At intermission, the guy turned around and started talking to me. He said that he didn’t mean to stare at my feet the whole show, but did I ever think about being a foot model. He talked about how he noticed I took off my left shoe and not the right. He liked the shape of my feet. Nothing like sitting near a drunk guy with a foot fetish!
Here is a picture of my feet. Now imagine them in a darkly lit room with strobe lights. Not bad, definately model material. Well except that my summer nail polish is half worn off. Oh, and I might lose a couple of nails next time I run a marathon. Will that be a problem? I guess I won’t quit my day job anytime soon. Oh well.
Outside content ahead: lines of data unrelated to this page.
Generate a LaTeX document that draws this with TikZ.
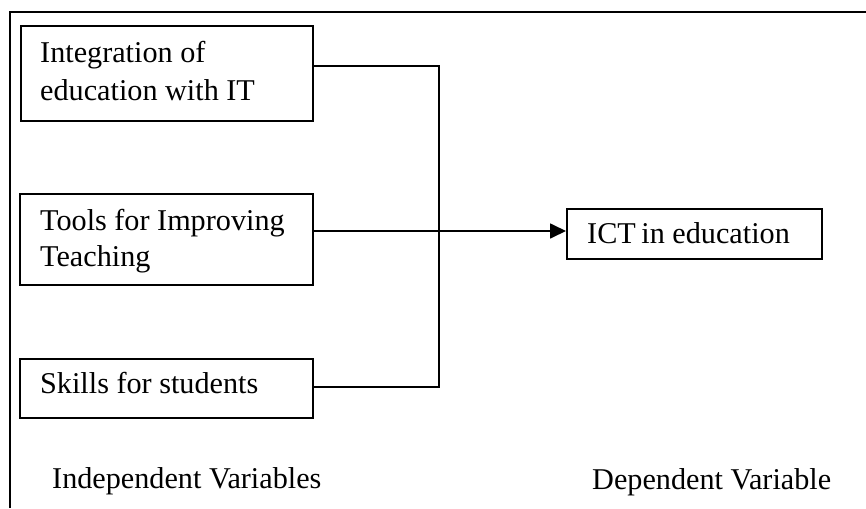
\documentclass[tikz,border=0pt]{standalone}
\usepackage{fontspec}
\setmainfont{Liberation Serif}
\usetikzlibrary{arrows.meta}
\begin{document}
\begin{tikzpicture}[x=1pt,y=-1pt,
  box/.style={draw, line width=1.8pt, anchor=north west, inner sep=0pt},
  lbl/.style={anchor=base west, inner sep=0pt, font=\fontsize{30.2}{36}\selectfont},
  conn/.style={line width=1.7pt},
  arr/.style={conn, -{Triangle[length=16pt,width=15pt]}}]
\useasboundingbox (0,0) rectangle (866,508);
\coordinate (fa) at (10,508);
\coordinate (fb) at (10,12);
\coordinate (fc) at (866,12);
\draw[line width=2pt] (fa) -- (fb) -- (fc);
% independent variable boxes
\node[box, minimum width=292pt, minimum height=95pt] (b1) at (20,25) {};
\node[box, minimum width=293pt, minimum height=91pt] (b2) at (19,193) {};
\node[box, minimum width=293pt, minimum height=59pt] (b3) at (19,358) {};
\node[lbl] (t1a) at (40,63) {Integration of};
\node[lbl] (t1b) at (40,100.5) {education with IT};
\node[lbl] (t2a) at (40,230) {Tools for Improving};
\node[lbl] (t2b) at (40,266) {Teaching};
\node[lbl] (t3) at (40,393) {Skills for students};
% dependent variable box
\node[box, minimum width=255pt, minimum height=50pt] (d) at (566,208) {};
\node[lbl] (td) at (587,243) {ICT\kern-2pt{} in education};
% captions
\node[lbl] (ci) at (52,488.5) {Independent Variables};
\node[lbl] (cd) at (592,489) {Dependent Variable};
% connectors
\coordinate (j1) at (439,66);
\coordinate (j3) at (439,387);
\coordinate (j2) at (439,231);
\draw[conn] (j1 -| b1.east) -- (j1) -- (j3) -- (j3 -| b3.east);
\draw[arr] (j2 -| b2.east) -- (j2 -| d.west);
\end{tikzpicture}
\end{document}
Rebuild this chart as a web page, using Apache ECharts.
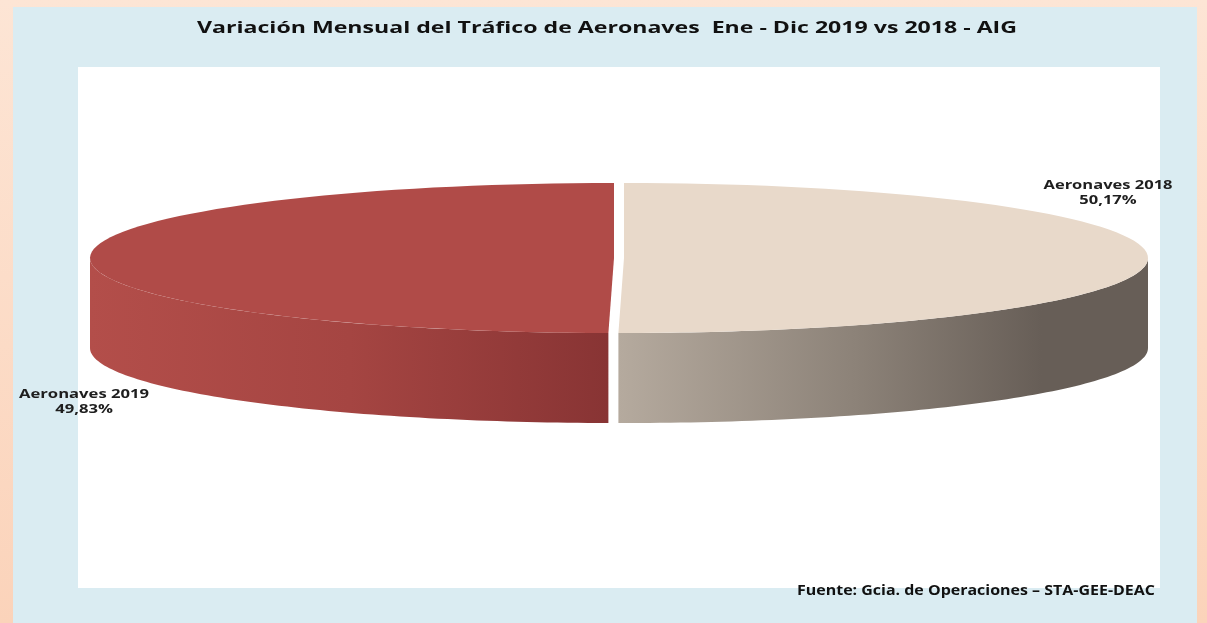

After talking more about my perfect feet and tripping over his beer cans, he seemed to notice that I was not alone. Now my husband is this big, burly, muscular man. The guy looked over at Paul and got a little nervous. “Oh man, is that your wife?” “Sorry man, I didn’t mean anything by it.” “Are we good, man?” This is always followed by high fives. I think that it would be funny, just once, for Paul to act really jealous and pissed off when guys hit on me or compliment me. He sure can put the fear of God into people.
When my son and his friend got into trouble a couple of months back, his friend’s mom threatened him with my husband. “No please, don’t make me talk to Paul,” he cried. Then he confessed to every bad thing he ever did with my son since 2008. It works great.
Nothing like modeling feats and run way model feet.